EXERCISE GOAL: Each line of the listing must be transcribed exactly, except for the images, which should be excluded.

[Begin DATASET ENTRIES]

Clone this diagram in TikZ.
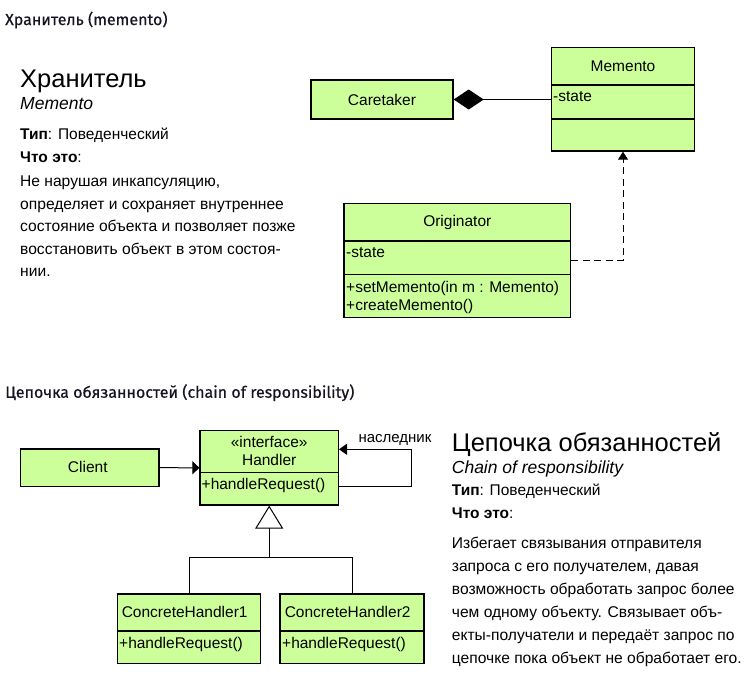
\documentclass[tikz,border=0pt]{standalone}
\usepackage{fontspec}
\setmainfont{Liberation Sans}
\newfontfamily\headfont[FakeBold=0.5]{Fira Sans}
\usetikzlibrary{arrows.meta}
\definecolor{umlgreen}{RGB}{204,255,153}
\definecolor{headink}{RGB}{20,20,35}

\begin{document}
\begin{tikzpicture}[x=1pt,y=-1pt,
		box/.style={draw=black,fill=umlgreen,line width=1.3pt,inner sep=0pt},
		divider/.style={line width=1.3pt},
		umltext/.style={font=\fontsize{15.5}{18}\selectfont,inner sep=0pt},
		heading/.style={font=\headfont\fontsize{16}{19}\selectfont,text=headink,anchor=west,inner sep=0pt},
		bigtitle/.style={font=\fontsize{25.5}{30}\selectfont,anchor=base west,inner sep=0pt},
		subtitle/.style={font=\itshape\fontsize{17.5}{21}\selectfont,anchor=base west,inner sep=0pt},
		bodytext/.style={anchor=base west,inner sep=0pt,align=left},
		link/.style={line width=1pt}]
		\useasboundingbox (0,0) rectangle (748,688);

		% Memento section
		\node[heading] (hmem) at (5,20) {Хранитель (memento)};
		\node[bigtitle] (tmem) at (20,87.3) {Хранитель};
		\node[subtitle] (smem) at (20,109.3) {Memento};
		\node[bodytext,font=\fontsize{15.5}{18}\selectfont] (kmem) at (20,139.5) {\textbf{Тип}: Поведенческий};
		\node[bodytext,font=\fontsize{15.5}{18}\selectfont] (qmem) at (20,162.5) {\textbf{Что это}:};
		% base of a multi-line node sits on its last line
		\node[bodytext,font=\fontsize{15.6}{22.6}\selectfont] (dmem) at (20,276.9) {Не нарушая инкапсуляцию,\\
				определяет и сохраняет внутреннее\\
				состояние объекта и позволяет позже\\
				восстановить объект в этом состоя-\\
				нии.};

		\node[box,minimum width=142,minimum height=39] (care) at (382,99.5) {};
		\node[box,minimum width=142.6,minimum height=103.7] (mem) at (623,99.2) {};
		\node[box,minimum width=226.7,minimum height=114] (ori) at (457.3,260.3) {};
		\draw[divider] (mem.west |- 0,85) -- (mem.east |- 0,85);
		\draw[divider] (mem.west |- 0,119) -- (mem.east |- 0,119);
		\draw[divider] (ori.west |- 0,241) -- (ori.east |- 0,241);
		\draw[divider] (ori.west |- 0,274.3) -- (ori.east |- 0,274.3);

		\node[umltext] at (care.center) {Caretaker};
		\node[umltext] at (623,66) {Memento};
		\node[umltext,anchor=base west] at (553,101.8) {-state};
		\node[umltext] at (457.3,222.7) {Originator};
		\node[umltext,anchor=base west] at (346,257.2) {-state};
		\node[umltext,anchor=base west] at (346,292) {+setMemento(in m : Memento)};
		\node[umltext,anchor=base west] at (346,310) {+createMemento()};

		% Draw links for memento
		\draw[link,{Diamond[length=30pt,width=20pt]}-] (care.east) -- (care.east -| mem.west);
		\draw[link,dash pattern=on 7pt off 4.5pt,-{Triangle[length=8pt,width=10pt]}] (ori.east) -| (mem.south);

		% Chain of responsibility section
		\node[heading] (hchn) at (5,392.7) {Цепочка обязанностей (chain of responsibility)};
		\node[bigtitle] (tchn) at (451.7,451.7) {Цепочка обязанностей};
		\node[subtitle] (schn) at (451.7,473) {Chain of responsibility};
		\node[bodytext,font=\fontsize{15.5}{18}\selectfont] (kchn) at (451.7,495.5) {\textbf{Тип}: Поведенческий};
		\node[bodytext,font=\fontsize{15.5}{18}\selectfont] (qchn) at (451.7,518.8) {\textbf{Что это}:};
		\node[bodytext,font=\fontsize{15.6}{23.1}\selectfont] (dchn) at (451.7,663.5) {Избегает связывания отправителя\\
				запроса с его получателем, давая\\
				возможность обработать запрос более\\
				чем одному объекту. Связывает объ-\\
				екты-получатели и передаёт запрос по\\
				цепочке пока объект не обработает его.};

		\node[box,minimum width=138.3,minimum height=37.3] (cli) at (89.8,467.7) {};
		\node[box,minimum width=138.3,minimum height=74.3] (hnd) at (269.2,467.8) {};
		\node[box,minimum width=143.4,minimum height=69.3] (ch1) at (189,628.7) {};
		\node[box,minimum width=144,minimum height=69.3] (ch2) at (352,628.7) {};
		\draw[divider] (hnd.west |- 0,472.7) -- (hnd.east |- 0,472.7);
		\draw[divider] (ch1.west |- 0,631) -- (ch1.east |- 0,631);
		\draw[divider] (ch2.west |- 0,631) -- (ch2.east |- 0,631);

		\node[umltext] at (87.8,467.3) {Client};
		\node[umltext,anchor=base] at (269.2,447.5) {«interface»};
		\node[umltext,anchor=base] at (269.2,465.5) {Handler};
		\node[umltext,anchor=base west] at (201.5,489.5) {+handleRequest()};
		\node[umltext,anchor=base] at (184.7,617.8) {ConcreteHandler1};
		\node[umltext,anchor=base west] at (119,648) {+handleRequest()};
		\node[umltext,anchor=base] at (347.7,617.8) {ConcreteHandler2};
		\node[umltext,anchor=base west] at (282,648) {+handleRequest()};
		\node[umltext,font=\fontsize{15}{18}\selectfont] (succ) at (395,440) {наследник};

		% Draw links for chain
		\coordinate (jn) at (269.2,557.7);
		\draw[link,-{Triangle[length=7pt,width=13pt]}] (cli.east) -- (hnd.west);
		\draw[link,-{Triangle[length=8pt,width=11pt]}] ([yshift=-18.2pt]hnd.east) -- ++(72,0) |- ([yshift=18.5pt]hnd.east);
		\draw[link,-{Triangle[open,length=23pt,width=28pt]}] (jn) -- (hnd.south);
		\draw[link] (ch1.north) |- (jn) -| (ch2.north);

	\end{tikzpicture}
\end{document}
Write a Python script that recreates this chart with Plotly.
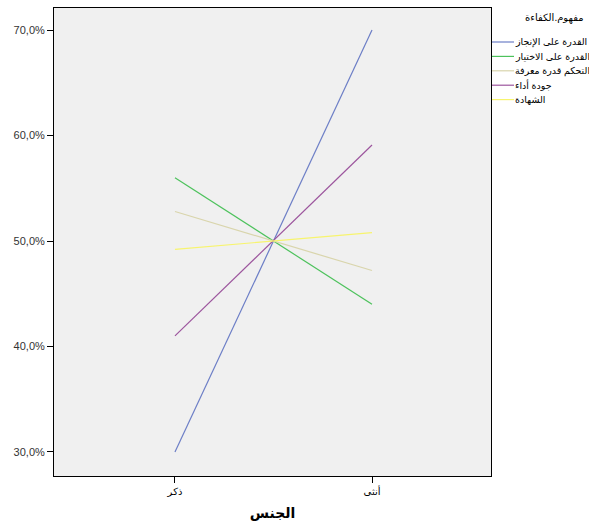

[End DATASET ENTRIES]

EXERCISE RESULT:
Clone this diagram in TikZ.
\documentclass[tikz,border=0pt]{standalone}
\usepackage{fontspec}
\setmainfont{Liberation Sans}
\newfontfamily\headfont[FakeBold=0.5]{Fira Sans}
\usetikzlibrary{arrows.meta}
\definecolor{umlgreen}{RGB}{204,255,153}
\definecolor{headink}{RGB}{20,20,35}

\begin{document}
\begin{tikzpicture}[x=1pt,y=-1pt,
		box/.style={draw=black,fill=umlgreen,line width=1.3pt,inner sep=0pt},
		divider/.style={line width=1.3pt},
		umltext/.style={font=\fontsize{15.5}{18}\selectfont,inner sep=0pt},
		heading/.style={font=\headfont\fontsize{16}{19}\selectfont,text=headink,anchor=west,inner sep=0pt},
		bigtitle/.style={font=\fontsize{25.5}{30}\selectfont,anchor=base west,inner sep=0pt},
		subtitle/.style={font=\itshape\fontsize{17.5}{21}\selectfont,anchor=base west,inner sep=0pt},
		bodytext/.style={anchor=base west,inner sep=0pt,align=left},
		link/.style={line width=1pt}]
		\useasboundingbox (0,0) rectangle (748,688);

		% Memento section
		\node[heading] (hmem) at (5,20) {Хранитель (memento)};
		\node[bigtitle] (tmem) at (20,87.3) {Хранитель};
		\node[subtitle] (smem) at (20,109.3) {Memento};
		\node[bodytext,font=\fontsize{15.5}{18}\selectfont] (kmem) at (20,139.5) {\textbf{Тип}: Поведенческий};
		\node[bodytext,font=\fontsize{15.5}{18}\selectfont] (qmem) at (20,162.5) {\textbf{Что это}:};
		% base of a multi-line node sits on its last line
		\node[bodytext,font=\fontsize{15.6}{22.6}\selectfont] (dmem) at (20,276.9) {Не нарушая инкапсуляцию,\\
				определяет и сохраняет внутреннее\\
				состояние объекта и позволяет позже\\
				восстановить объект в этом состоя-\\
				нии.};

		\node[box,minimum width=142,minimum height=39] (care) at (382,99.5) {};
		\node[box,minimum width=142.6,minimum height=103.7] (mem) at (623,99.2) {};
		\node[box,minimum width=226.7,minimum height=114] (ori) at (457.3,260.3) {};
		\draw[divider] (mem.west |- 0,85) -- (mem.east |- 0,85);
		\draw[divider] (mem.west |- 0,119) -- (mem.east |- 0,119);
		\draw[divider] (ori.west |- 0,241) -- (ori.east |- 0,241);
		\draw[divider] (ori.west |- 0,274.3) -- (ori.east |- 0,274.3);

		\node[umltext] at (care.center) {Caretaker};
		\node[umltext] at (623,66) {Memento};
		\node[umltext,anchor=base west] at (553,101.8) {-state};
		\node[umltext] at (457.3,222.7) {Originator};
		\node[umltext,anchor=base west] at (346,257.2) {-state};
		\node[umltext,anchor=base west] at (346,292) {+setMemento(in m : Memento)};
		\node[umltext,anchor=base west] at (346,310) {+createMemento()};

		% Draw links for memento
		\draw[link,{Diamond[length=30pt,width=20pt]}-] (care.east) -- (care.east -| mem.west);
		\draw[link,dash pattern=on 7pt off 4.5pt,-{Triangle[length=8pt,width=10pt]}] (ori.east) -| (mem.south);

		% Chain of responsibility section
		\node[heading] (hchn) at (5,392.7) {Цепочка обязанностей (chain of responsibility)};
		\node[bigtitle] (tchn) at (451.7,451.7) {Цепочка обязанностей};
		\node[subtitle] (schn) at (451.7,473) {Chain of responsibility};
		\node[bodytext,font=\fontsize{15.5}{18}\selectfont] (kchn) at (451.7,495.5) {\textbf{Тип}: Поведенческий};
		\node[bodytext,font=\fontsize{15.5}{18}\selectfont] (qchn) at (451.7,518.8) {\textbf{Что это}:};
		\node[bodytext,font=\fontsize{15.6}{23.1}\selectfont] (dchn) at (451.7,663.5) {Избегает связывания отправителя\\
				запроса с его получателем, давая\\
				возможность обработать запрос более\\
				чем одному объекту. Связывает объ-\\
				екты-получатели и передаёт запрос по\\
				цепочке пока объект не обработает его.};

		\node[box,minimum width=138.3,minimum height=37.3] (cli) at (89.8,467.7) {};
		\node[box,minimum width=138.3,minimum height=74.3] (hnd) at (269.2,467.8) {};
		\node[box,minimum width=143.4,minimum height=69.3] (ch1) at (189,628.7) {};
		\node[box,minimum width=144,minimum height=69.3] (ch2) at (352,628.7) {};
		\draw[divider] (hnd.west |- 0,472.7) -- (hnd.east |- 0,472.7);
		\draw[divider] (ch1.west |- 0,631) -- (ch1.east |- 0,631);
		\draw[divider] (ch2.west |- 0,631) -- (ch2.east |- 0,631);

		\node[umltext] at (87.8,467.3) {Client};
		\node[umltext,anchor=base] at (269.2,447.5) {«interface»};
		\node[umltext,anchor=base] at (269.2,465.5) {Handler};
		\node[umltext,anchor=base west] at (201.5,489.5) {+handleRequest()};
		\node[umltext,anchor=base] at (184.7,617.8) {ConcreteHandler1};
		\node[umltext,anchor=base west] at (119,648) {+handleRequest()};
		\node[umltext,anchor=base] at (347.7,617.8) {ConcreteHandler2};
		\node[umltext,anchor=base west] at (282,648) {+handleRequest()};
		\node[umltext,font=\fontsize{15}{18}\selectfont] (succ) at (395,440) {наследник};

		% Draw links for chain
		\coordinate (jn) at (269.2,557.7);
		\draw[link,-{Triangle[length=7pt,width=13pt]}] (cli.east) -- (hnd.west);
		\draw[link,-{Triangle[length=8pt,width=11pt]}] ([yshift=-18.2pt]hnd.east) -- ++(72,0) |- ([yshift=18.5pt]hnd.east);
		\draw[link,-{Triangle[open,length=23pt,width=28pt]}] (jn) -- (hnd.south);
		\draw[link] (ch1.north) |- (jn) -| (ch2.north);

	\end{tikzpicture}
\end{document}
Write a Python script that recreates this chart with Plotly.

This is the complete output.